Figure scripts:
◆ ◆ ◆

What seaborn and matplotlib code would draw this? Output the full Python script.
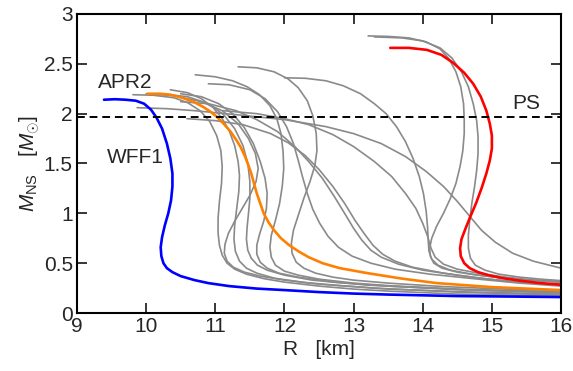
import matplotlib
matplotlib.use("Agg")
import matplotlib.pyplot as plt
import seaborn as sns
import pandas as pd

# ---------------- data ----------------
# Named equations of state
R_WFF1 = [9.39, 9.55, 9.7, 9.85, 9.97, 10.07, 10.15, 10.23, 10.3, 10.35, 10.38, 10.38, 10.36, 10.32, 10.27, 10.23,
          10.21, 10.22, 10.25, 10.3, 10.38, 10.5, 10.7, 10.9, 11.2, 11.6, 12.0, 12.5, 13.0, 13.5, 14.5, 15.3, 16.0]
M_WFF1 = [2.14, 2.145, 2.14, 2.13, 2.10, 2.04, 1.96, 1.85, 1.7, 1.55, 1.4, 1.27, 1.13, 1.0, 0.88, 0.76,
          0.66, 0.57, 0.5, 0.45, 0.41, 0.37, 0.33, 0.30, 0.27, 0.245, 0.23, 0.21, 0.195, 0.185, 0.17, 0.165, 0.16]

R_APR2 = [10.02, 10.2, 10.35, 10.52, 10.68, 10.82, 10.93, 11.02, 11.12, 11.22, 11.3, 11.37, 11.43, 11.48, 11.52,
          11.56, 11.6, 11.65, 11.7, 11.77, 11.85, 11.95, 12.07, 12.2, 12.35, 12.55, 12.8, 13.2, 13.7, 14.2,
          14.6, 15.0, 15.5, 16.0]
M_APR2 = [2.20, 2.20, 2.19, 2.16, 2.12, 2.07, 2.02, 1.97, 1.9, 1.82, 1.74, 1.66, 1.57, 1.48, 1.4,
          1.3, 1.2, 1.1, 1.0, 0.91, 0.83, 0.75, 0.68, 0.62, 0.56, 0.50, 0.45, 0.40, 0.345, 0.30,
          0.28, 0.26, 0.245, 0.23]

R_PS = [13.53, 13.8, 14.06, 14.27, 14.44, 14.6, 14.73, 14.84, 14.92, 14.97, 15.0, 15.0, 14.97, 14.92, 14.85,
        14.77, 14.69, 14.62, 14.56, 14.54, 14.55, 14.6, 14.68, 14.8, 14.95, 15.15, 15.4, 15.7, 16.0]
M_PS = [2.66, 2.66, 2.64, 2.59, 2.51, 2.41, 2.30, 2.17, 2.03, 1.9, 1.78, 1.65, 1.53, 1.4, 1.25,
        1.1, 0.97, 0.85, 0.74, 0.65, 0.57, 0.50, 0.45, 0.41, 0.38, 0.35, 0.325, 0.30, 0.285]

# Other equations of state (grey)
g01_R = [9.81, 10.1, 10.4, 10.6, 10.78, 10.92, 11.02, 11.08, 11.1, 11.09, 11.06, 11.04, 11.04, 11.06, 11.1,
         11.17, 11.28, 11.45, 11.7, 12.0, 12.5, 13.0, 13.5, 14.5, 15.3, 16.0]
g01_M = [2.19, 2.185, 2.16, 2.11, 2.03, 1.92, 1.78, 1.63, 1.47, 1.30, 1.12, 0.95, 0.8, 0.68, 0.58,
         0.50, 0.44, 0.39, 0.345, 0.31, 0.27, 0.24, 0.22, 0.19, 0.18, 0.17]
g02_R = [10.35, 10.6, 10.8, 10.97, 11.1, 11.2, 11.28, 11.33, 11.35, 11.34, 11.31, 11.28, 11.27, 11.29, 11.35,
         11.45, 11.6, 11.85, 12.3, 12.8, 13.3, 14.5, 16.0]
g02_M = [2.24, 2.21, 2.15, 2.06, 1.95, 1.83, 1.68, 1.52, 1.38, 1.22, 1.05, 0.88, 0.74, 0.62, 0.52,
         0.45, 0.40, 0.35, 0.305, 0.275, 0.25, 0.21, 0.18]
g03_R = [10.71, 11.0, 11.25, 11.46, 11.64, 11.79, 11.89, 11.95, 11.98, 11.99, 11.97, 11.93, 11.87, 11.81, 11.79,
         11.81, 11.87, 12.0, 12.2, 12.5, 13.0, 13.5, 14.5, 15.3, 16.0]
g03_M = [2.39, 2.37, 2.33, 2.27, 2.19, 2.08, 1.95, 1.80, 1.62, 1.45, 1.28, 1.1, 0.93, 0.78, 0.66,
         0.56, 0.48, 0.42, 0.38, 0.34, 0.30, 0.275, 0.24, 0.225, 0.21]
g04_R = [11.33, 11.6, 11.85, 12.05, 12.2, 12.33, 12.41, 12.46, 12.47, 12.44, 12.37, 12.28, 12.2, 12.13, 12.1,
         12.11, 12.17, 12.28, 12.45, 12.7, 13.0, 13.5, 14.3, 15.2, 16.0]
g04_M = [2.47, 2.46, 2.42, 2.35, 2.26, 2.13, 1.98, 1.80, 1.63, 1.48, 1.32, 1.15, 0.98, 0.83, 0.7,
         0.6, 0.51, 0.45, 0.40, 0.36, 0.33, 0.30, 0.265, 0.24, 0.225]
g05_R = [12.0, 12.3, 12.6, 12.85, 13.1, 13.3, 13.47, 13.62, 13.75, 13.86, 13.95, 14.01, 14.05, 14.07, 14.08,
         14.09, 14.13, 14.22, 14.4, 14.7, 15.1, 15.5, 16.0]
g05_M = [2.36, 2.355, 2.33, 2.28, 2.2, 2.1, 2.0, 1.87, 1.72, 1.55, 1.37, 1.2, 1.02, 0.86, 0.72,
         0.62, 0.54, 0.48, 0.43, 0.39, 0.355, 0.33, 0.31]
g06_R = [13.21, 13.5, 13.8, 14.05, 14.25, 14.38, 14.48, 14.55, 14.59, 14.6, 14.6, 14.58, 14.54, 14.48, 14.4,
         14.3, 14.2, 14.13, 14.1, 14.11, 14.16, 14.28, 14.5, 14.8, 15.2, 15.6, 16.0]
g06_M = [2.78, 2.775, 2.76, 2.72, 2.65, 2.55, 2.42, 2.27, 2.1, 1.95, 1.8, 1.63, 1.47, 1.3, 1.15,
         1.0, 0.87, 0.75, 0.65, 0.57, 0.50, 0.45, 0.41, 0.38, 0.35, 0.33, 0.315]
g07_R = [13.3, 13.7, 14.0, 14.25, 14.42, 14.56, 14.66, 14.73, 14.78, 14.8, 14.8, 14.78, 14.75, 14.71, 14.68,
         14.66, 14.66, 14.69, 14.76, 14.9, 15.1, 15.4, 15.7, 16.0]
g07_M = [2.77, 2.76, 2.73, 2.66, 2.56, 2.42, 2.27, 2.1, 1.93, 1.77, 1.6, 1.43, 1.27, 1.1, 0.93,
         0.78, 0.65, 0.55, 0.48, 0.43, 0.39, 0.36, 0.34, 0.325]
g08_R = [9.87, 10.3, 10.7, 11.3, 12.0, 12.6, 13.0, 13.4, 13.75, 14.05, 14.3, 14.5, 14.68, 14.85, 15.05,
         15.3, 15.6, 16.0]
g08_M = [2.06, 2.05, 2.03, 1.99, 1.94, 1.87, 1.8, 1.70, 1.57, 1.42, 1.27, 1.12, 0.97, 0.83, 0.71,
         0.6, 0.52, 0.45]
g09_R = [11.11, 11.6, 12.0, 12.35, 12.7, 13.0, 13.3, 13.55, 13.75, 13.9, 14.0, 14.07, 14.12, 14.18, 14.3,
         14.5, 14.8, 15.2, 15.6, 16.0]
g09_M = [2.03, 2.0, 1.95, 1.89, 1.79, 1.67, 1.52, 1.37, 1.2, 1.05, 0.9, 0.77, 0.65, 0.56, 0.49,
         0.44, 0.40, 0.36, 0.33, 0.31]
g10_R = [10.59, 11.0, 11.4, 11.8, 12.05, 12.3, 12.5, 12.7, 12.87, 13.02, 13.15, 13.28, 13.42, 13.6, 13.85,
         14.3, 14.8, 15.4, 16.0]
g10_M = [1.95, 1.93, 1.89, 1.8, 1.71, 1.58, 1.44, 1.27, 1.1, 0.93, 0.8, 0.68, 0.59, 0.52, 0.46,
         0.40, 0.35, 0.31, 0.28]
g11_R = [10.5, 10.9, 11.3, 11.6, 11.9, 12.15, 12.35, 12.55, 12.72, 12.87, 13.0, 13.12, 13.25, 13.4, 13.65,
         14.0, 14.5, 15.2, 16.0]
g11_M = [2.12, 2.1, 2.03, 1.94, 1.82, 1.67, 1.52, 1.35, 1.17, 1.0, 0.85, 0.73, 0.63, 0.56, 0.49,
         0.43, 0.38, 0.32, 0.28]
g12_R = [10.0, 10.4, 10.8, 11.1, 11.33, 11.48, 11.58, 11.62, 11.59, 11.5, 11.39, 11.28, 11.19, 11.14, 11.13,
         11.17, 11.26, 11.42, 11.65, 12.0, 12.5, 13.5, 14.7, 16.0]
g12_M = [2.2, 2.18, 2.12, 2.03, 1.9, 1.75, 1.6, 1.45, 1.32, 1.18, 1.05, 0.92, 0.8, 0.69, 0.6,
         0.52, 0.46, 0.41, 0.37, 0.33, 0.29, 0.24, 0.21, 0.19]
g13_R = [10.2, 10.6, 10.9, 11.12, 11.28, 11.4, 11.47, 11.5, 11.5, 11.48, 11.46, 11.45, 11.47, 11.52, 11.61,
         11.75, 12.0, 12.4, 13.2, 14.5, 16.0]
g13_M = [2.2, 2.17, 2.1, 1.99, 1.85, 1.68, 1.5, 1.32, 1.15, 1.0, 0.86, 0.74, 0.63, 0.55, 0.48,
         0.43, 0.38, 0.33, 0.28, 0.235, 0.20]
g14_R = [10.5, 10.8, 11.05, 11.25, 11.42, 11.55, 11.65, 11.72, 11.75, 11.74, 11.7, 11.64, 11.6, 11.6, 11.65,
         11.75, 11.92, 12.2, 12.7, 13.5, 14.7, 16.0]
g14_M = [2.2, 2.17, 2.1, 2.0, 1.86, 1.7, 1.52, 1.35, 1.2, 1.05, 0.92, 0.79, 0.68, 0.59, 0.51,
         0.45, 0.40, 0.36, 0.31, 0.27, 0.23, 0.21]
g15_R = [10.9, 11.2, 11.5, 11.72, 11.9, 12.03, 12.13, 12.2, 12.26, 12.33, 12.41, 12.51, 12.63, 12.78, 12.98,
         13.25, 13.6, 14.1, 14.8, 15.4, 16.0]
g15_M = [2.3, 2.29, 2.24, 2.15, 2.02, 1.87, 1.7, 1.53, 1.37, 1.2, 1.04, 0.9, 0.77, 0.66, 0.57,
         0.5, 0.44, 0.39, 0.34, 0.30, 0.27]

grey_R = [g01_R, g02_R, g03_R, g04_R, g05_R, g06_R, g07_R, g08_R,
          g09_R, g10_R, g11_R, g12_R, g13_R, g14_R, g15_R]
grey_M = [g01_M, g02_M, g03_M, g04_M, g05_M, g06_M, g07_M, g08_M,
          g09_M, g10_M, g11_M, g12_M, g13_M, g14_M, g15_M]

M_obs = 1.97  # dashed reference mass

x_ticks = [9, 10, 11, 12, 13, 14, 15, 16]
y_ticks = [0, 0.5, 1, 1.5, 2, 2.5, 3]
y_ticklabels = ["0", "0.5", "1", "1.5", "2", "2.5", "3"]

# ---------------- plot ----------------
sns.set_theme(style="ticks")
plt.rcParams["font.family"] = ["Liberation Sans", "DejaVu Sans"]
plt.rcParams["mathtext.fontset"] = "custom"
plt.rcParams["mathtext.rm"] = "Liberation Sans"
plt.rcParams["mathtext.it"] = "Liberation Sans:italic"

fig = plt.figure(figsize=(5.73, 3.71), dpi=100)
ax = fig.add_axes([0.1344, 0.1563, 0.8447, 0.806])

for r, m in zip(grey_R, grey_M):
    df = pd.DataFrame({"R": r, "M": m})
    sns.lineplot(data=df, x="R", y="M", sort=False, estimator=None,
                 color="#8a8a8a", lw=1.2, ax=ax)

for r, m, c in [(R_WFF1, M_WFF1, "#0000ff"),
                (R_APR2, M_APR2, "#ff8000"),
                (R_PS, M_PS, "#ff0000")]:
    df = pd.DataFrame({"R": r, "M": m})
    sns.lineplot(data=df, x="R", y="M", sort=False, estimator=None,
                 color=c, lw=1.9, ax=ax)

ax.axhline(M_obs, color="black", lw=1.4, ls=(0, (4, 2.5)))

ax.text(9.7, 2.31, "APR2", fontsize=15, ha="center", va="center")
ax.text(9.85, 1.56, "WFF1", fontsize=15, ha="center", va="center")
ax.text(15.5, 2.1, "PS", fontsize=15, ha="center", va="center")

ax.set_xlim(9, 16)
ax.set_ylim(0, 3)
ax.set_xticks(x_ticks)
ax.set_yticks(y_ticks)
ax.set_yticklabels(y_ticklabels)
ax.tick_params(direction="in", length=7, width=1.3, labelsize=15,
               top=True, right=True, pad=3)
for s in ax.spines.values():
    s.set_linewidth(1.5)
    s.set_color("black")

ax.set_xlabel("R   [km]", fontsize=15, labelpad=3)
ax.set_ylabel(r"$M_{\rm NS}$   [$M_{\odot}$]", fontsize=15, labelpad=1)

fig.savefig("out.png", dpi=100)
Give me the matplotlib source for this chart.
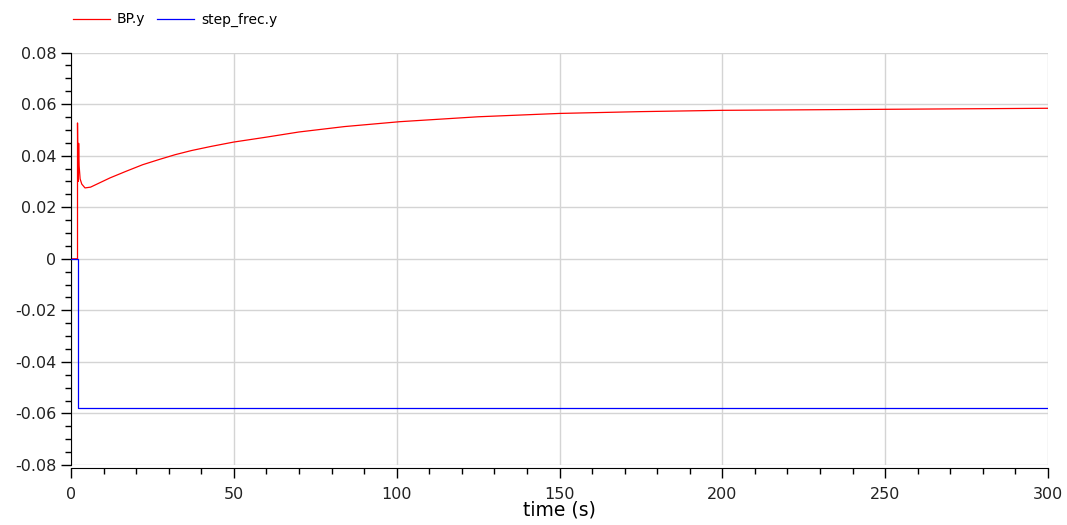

◆ ◆ ◆

* [What is required]: Each line in the entries above that includes the string "seaborn" should be extracted.

* [Response to this task]:
What seaborn and matplotlib code would draw this? Output the full Python script.
import seaborn as sns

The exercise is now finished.